▶ **SHORT EXERCISE**
Nothing after the line with "import plotly.graph_objects as go" belongs in the copy; extract the lines below from the top through that line, pictures left out.

▶ **MATERIAL PROVIDED**
——
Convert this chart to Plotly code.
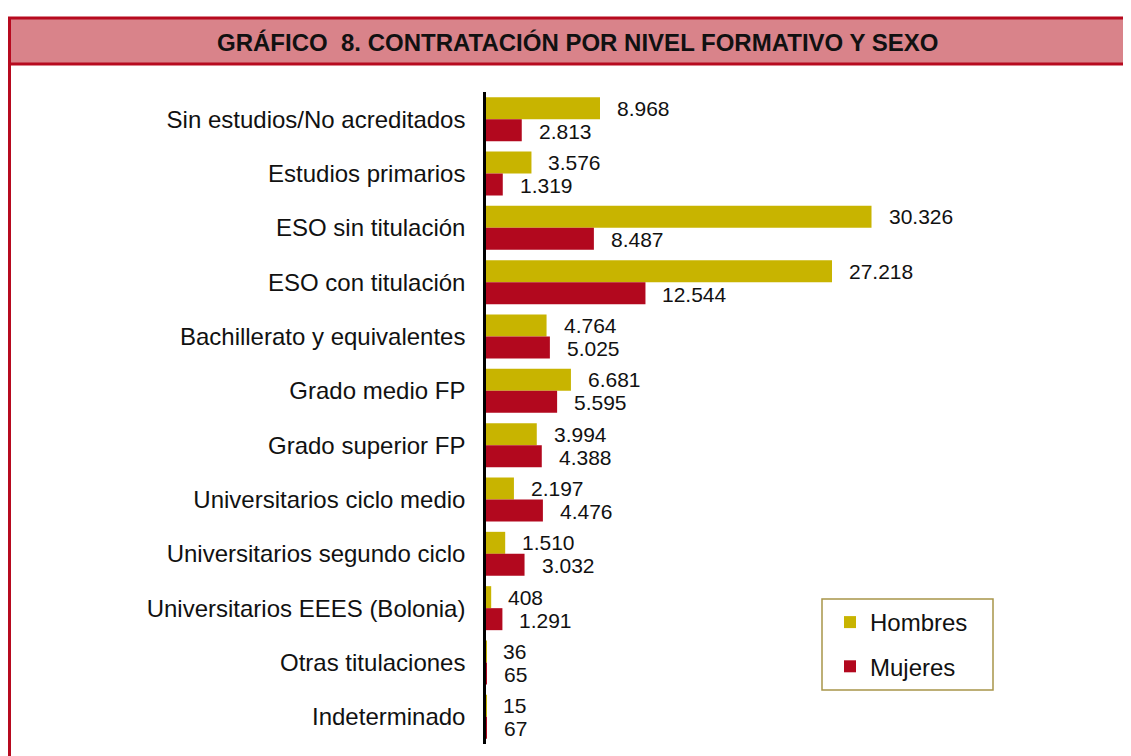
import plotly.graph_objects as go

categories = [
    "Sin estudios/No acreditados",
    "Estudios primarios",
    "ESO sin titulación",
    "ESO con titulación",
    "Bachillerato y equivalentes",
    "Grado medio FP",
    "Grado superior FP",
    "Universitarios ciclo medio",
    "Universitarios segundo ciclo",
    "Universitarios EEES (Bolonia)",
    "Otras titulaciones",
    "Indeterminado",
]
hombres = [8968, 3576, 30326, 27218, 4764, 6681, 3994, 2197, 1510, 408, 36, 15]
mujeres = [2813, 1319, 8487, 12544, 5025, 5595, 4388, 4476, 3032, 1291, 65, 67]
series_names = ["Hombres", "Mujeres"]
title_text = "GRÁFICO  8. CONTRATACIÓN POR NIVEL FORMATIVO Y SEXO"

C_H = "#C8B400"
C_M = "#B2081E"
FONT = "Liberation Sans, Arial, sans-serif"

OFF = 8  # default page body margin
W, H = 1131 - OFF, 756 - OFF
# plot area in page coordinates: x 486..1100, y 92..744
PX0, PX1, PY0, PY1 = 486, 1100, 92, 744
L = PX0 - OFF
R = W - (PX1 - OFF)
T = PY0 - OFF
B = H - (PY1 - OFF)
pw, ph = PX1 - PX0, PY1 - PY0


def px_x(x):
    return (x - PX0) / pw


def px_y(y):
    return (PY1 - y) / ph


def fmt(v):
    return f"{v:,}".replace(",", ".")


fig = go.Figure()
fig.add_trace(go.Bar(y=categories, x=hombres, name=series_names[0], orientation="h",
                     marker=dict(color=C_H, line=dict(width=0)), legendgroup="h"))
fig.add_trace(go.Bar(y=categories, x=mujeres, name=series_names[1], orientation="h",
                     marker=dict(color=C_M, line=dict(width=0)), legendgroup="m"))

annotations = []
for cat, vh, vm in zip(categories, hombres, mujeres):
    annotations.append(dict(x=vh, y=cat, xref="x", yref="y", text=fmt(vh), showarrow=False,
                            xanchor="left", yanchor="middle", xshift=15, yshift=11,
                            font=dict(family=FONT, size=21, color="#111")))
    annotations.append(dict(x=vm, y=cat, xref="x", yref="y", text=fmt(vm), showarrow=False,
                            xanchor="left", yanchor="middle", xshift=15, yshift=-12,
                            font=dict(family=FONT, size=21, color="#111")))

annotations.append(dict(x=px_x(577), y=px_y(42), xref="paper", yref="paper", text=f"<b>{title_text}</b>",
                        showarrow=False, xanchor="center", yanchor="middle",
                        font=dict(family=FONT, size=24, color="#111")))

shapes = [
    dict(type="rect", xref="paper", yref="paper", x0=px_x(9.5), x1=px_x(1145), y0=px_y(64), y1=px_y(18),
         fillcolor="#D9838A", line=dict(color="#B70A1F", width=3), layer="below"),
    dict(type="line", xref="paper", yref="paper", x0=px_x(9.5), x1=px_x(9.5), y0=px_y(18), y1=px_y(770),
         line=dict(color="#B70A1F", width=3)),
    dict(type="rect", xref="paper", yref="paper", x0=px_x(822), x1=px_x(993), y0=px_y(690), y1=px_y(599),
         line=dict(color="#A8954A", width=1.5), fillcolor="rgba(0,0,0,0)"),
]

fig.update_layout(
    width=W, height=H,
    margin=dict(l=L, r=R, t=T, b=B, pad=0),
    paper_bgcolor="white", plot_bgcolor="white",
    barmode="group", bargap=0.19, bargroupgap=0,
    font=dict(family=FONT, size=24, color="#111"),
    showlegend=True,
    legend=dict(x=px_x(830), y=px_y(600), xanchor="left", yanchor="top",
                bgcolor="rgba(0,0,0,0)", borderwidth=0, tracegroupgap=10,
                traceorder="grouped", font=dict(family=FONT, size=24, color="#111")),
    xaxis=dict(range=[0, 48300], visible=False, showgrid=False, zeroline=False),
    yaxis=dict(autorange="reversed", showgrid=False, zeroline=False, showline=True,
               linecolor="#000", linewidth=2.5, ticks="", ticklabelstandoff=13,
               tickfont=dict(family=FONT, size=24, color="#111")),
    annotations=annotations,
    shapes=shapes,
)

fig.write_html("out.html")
——
▶ **PROBLEM SOLUTION**
Convert this chart to Plotly code.
import plotly.graph_objects as go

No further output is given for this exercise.